When we’ve been lined up in the queue of people who show up each Sunday, engage in daily prayer, and seek God’s truth in scripture, it might be easy to feel like we deserve more of God, more of a personal relationship, more of salvation. The reality is there is nothing we can do to be more of a Christian or to earn more proximity to Christ. This is a lesson that Jesus’ disciples had to learn over and over again.

Matthew 20:20-28 gives us another account of the disciple’s desire for preferential treatment:

“The mother of the sons of Zebedee came up to [Jesus] with her sons, and kneeling before him she asked him for something. And he said to her, “What do you want?” She said to him, “Say that these two sons of mine are to sit, one at your right hand and one at your left, in your kingdom.” Jesus answered, “You do not know what you are asking. Are you able to drink the cup that I am to drink?” They said to him, “We are able.” He said to them, “You will drink my cup, but to sit at my right hand and at my left is not mine to grant, but it is for those for whom it has been prepared by my Father.” And when the ten heard it, they were indignant at the two brothers. But Jesus called them to him and said, “You know that the rulers of the Gentiles lord it over them, and their great ones exercise authority over them. It shall not be so among you. But whoever would be great among you must be your servant, and whoever would be first among you must be your slave, even as the Son of Man came not to be served but to serve, and to give his life as a ransom for many.”

Jesus will not grant passes to the front of the line, not even for his disciples who were arguably most faithful. While the Gentiles use their sense of hierarchy to manipulate the people into obedience, Jesus refuses to work that way. He tells them that only God grants greatness, and greatness only comes through humility and service. The very act of asking for a space beside Jesus in the Kingdom is an act of arrogance that displaces them from God given greatness.

Everyone who was lined up on Friday to buy an iPhone will get one. Surely some farther back in the line missed those that were in stock and had to order one for another day, but eventually, they will get one. And it will be the same product that that very first person in line received. It’s all the same product.

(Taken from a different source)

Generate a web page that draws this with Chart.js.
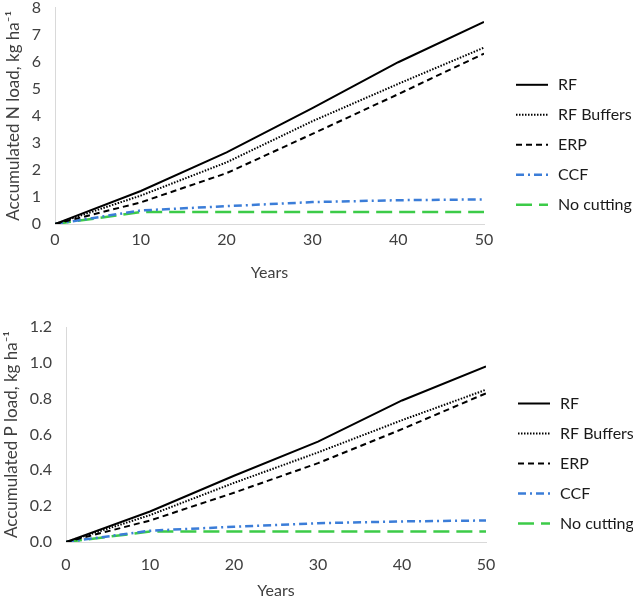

Though a personal relationship with God is infinitely more important than an iPhone (even if some in our culture might think otherwise), it is true that a personal relationship with God is accessible to all. Unlike an iPhone, this personal relationship cannot be sought by waiting in line, or by paying someone else to wait for you. Whether you have been a Christian your entire life or just for a few days, you are still privy to the same grace.

This Friday not all people were in line just to get themselves an iPhone, some were using the iPhone lines as an opportunity for profit. It’s estimated that at least 200 people in line in New York City were paid to hold a spot in line for someone else.[1] In Sydney, Australia the first twenty people in line were actually people paid to wear t-shirts advertising for various businesses.

Others used these lines as an opportunity to raise support and awareness. In London, a man had one of the front seats for sale in order to raise money for cancer research. In Sydney another line formed next to that of the Apple store, calling themselves a “mock queue.” This line was a “food line,” to draw awareness to how many people in the world are waiting not for technology, but for food. Here we can see a man with a sign that reads, “What does desperation really look like? Show your support and join the mock food queue.”[2]

Being close to Jesus Christ, won’t make you receive more grace, but it does open up opportunities for you to bring others to Christ. Jesus tells us, “Whoever wants to be first must be last of all and servant of all… Whoever welcomes [a] child in my name welcomes me, and whoever welcomes me welcomes not me but the one who sent me.”

How do you use your place to welcome others to Christ? Who will you place in front of yourself in this “line”? May we not be so concerned with our own order or place, but concern ourselves with the uplifting of all people. Amen.